Start at the line containing "Reproduce this chart with Chart.js.", stop at the line containing "const times = [0, 15, 30, 60, 120, 180, 240, 300];", and please reproduce every line in between, both ends included, without pictures.

________________________

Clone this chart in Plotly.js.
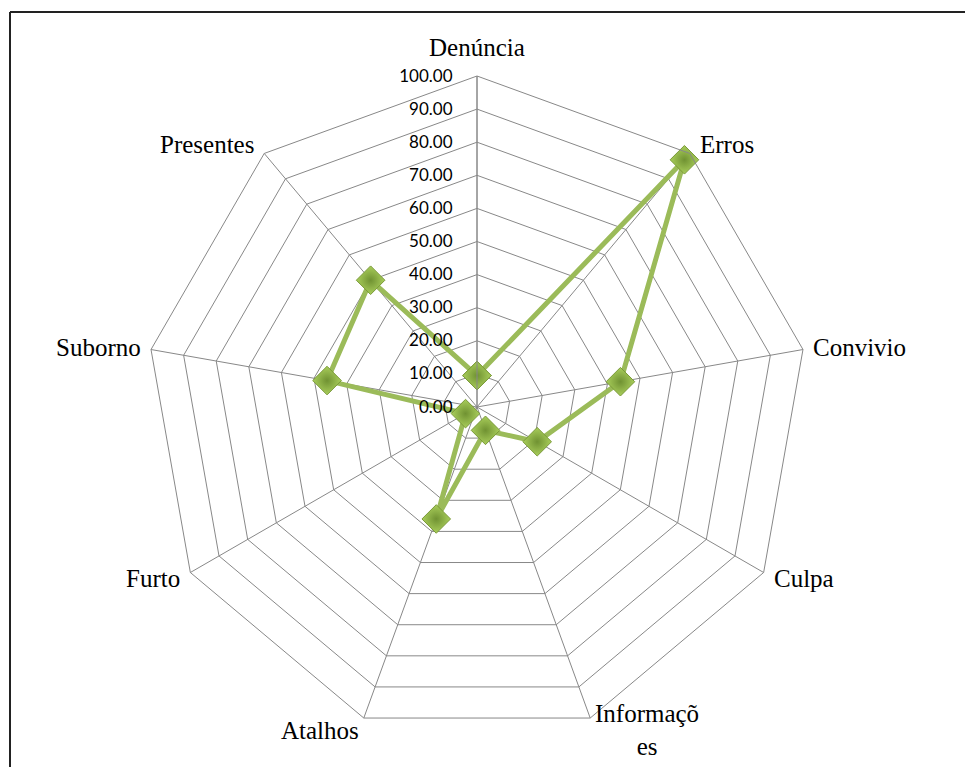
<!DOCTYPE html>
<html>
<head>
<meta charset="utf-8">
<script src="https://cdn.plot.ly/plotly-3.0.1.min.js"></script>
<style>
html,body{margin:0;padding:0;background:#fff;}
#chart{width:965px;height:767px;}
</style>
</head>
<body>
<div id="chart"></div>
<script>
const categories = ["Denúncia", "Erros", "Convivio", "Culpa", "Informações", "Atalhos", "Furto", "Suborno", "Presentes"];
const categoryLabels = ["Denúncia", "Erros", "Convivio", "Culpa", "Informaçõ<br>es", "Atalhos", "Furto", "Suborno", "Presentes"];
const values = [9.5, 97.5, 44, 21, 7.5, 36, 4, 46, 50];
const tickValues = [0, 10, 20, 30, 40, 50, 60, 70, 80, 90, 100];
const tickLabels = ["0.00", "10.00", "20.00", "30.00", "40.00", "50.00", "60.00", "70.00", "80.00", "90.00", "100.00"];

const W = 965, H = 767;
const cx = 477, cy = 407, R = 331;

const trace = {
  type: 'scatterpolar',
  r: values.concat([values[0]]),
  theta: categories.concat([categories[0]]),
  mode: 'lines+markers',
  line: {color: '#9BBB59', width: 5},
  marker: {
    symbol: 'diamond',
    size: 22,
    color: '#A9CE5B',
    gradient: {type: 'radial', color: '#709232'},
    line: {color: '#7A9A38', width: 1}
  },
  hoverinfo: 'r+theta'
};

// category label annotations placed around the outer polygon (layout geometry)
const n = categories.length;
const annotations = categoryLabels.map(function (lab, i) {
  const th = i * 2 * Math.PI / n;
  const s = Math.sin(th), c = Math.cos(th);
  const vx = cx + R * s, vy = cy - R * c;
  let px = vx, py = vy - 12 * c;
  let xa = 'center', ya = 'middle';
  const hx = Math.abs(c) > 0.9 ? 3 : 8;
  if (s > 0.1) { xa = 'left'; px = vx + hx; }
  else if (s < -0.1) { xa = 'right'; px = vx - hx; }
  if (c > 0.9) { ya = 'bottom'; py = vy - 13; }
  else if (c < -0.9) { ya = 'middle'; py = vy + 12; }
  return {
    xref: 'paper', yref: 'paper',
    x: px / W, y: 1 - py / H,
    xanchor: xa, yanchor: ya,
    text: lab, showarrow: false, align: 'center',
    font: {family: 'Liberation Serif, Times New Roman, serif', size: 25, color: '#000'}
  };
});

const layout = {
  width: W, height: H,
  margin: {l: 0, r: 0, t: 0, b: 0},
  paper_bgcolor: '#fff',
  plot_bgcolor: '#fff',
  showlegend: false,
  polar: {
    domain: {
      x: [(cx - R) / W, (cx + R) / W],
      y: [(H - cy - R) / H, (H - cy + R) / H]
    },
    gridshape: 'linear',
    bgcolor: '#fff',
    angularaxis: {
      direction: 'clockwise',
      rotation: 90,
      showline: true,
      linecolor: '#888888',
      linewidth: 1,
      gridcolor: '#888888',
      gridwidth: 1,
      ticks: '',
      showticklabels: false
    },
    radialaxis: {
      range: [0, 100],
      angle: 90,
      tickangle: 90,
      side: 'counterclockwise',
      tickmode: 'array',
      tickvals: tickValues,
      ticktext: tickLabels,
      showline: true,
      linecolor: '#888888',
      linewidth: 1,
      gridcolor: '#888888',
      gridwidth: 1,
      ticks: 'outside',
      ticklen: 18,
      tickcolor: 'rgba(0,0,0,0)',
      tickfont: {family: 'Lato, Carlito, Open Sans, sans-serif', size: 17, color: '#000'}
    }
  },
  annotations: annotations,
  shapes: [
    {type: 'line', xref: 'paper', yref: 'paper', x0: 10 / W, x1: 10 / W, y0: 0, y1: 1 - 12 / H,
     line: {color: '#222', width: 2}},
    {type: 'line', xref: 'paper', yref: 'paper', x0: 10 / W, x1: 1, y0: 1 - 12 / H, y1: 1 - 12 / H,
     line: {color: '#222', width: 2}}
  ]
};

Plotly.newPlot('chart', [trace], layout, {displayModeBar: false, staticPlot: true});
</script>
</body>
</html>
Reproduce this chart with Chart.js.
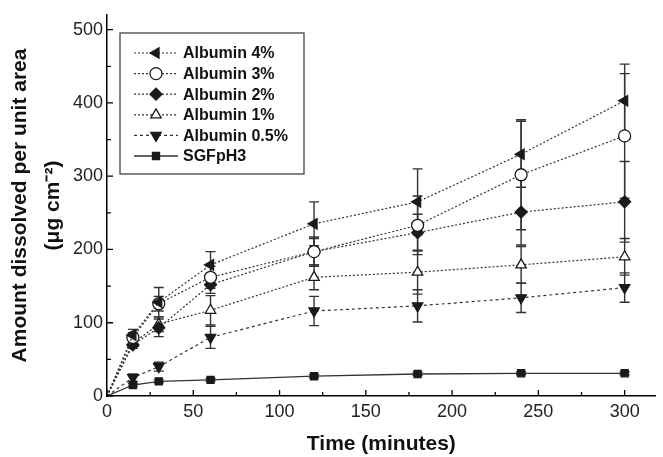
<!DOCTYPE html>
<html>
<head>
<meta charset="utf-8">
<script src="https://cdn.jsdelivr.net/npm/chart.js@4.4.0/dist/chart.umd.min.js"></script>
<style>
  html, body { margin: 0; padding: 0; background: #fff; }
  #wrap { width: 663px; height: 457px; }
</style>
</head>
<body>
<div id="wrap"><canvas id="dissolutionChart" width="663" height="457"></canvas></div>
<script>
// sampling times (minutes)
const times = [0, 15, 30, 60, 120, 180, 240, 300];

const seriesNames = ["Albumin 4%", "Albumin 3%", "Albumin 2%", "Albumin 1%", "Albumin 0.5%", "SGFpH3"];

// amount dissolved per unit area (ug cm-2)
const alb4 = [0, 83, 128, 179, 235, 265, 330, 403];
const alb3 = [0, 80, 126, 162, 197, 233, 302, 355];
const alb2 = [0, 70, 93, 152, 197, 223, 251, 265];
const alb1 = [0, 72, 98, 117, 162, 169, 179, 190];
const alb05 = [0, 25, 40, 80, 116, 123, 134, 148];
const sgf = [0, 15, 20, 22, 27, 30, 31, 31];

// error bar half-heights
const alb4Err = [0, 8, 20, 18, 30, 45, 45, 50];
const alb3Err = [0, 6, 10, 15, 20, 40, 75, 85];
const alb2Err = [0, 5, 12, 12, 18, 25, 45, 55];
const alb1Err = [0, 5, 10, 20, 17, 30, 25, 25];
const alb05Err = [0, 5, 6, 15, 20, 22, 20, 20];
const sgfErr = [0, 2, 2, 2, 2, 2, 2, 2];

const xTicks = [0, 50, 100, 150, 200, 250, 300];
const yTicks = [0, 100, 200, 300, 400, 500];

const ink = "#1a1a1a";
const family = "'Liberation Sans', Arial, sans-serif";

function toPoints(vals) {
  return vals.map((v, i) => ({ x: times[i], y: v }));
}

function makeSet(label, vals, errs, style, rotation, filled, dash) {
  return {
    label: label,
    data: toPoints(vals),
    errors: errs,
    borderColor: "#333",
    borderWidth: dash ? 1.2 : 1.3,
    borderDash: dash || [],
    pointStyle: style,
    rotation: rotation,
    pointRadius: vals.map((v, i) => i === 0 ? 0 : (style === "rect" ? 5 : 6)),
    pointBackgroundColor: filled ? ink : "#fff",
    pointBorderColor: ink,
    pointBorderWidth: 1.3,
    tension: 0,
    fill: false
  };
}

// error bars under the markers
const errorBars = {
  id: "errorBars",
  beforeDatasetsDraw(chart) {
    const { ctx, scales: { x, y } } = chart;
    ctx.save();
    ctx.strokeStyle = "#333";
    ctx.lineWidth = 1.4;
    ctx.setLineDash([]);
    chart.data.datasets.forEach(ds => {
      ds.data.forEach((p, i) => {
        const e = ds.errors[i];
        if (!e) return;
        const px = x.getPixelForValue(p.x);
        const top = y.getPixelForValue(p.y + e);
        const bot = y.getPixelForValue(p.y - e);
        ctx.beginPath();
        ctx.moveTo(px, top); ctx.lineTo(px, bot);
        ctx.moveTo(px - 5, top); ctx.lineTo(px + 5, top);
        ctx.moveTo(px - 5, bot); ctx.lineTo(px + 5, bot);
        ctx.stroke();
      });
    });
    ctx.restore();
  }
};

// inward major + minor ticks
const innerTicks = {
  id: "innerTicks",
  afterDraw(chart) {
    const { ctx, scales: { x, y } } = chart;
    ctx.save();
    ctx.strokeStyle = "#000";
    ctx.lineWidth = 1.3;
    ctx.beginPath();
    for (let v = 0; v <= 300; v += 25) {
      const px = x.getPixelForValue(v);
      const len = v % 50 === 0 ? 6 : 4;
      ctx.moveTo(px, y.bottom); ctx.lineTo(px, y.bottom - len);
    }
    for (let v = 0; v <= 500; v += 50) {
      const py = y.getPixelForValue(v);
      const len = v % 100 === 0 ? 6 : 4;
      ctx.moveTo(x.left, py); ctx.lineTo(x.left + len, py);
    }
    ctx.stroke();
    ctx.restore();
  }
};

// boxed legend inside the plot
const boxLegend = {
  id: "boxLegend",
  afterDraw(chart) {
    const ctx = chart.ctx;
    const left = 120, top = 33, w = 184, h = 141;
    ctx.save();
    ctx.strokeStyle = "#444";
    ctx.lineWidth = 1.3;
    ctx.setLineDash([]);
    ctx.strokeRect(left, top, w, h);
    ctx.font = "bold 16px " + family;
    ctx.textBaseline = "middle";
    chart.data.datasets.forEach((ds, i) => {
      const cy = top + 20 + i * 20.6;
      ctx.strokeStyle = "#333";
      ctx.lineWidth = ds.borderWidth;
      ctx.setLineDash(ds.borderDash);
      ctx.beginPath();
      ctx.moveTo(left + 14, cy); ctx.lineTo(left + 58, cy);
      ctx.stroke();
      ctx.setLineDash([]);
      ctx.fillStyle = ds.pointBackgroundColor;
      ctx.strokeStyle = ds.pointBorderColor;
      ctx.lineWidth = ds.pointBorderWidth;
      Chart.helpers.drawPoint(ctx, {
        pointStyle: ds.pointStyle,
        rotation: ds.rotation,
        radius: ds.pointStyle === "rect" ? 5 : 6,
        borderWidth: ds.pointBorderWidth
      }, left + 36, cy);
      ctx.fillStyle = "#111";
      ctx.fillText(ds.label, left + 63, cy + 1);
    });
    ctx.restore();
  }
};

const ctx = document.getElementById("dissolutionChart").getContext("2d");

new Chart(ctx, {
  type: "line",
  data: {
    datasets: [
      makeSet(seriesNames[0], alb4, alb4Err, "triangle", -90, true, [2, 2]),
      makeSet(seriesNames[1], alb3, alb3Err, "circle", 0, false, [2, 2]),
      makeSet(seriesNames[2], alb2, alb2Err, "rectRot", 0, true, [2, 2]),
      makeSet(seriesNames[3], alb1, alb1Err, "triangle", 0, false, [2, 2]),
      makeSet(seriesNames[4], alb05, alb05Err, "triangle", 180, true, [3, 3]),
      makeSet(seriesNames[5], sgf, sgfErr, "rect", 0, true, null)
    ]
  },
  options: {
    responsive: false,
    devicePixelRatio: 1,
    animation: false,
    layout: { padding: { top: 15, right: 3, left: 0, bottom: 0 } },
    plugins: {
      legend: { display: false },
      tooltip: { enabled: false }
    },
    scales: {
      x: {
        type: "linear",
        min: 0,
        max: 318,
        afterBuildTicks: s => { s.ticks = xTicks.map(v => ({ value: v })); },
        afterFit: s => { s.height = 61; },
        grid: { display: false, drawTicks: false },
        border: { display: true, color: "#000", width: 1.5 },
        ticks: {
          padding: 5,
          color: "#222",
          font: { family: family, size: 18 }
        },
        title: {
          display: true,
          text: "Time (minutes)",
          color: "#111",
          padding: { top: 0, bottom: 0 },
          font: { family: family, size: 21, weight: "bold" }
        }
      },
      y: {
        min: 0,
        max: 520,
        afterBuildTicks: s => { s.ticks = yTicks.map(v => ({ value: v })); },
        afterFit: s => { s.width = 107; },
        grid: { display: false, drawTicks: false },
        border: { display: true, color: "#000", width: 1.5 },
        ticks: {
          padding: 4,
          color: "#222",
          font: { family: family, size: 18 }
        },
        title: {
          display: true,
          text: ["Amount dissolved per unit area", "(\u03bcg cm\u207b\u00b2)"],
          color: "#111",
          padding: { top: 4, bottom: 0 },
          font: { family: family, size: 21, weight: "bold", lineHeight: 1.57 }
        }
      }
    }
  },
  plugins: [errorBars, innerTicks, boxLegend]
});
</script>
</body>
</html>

________________________

Result of this task
Reproduce this chart with Chart.js.
<!DOCTYPE html>
<html>
<head>
<meta charset="utf-8">
<script src="https://cdn.jsdelivr.net/npm/chart.js@4.4.0/dist/chart.umd.min.js"></script>
<style>
  html, body { margin: 0; padding: 0; background: #fff; }
  #wrap { width: 663px; height: 457px; }
</style>
</head>
<body>
<div id="wrap"><canvas id="dissolutionChart" width="663" height="457"></canvas></div>
<script>
// sampling times (minutes)
const times = [0, 15, 30, 60, 120, 180, 240, 300];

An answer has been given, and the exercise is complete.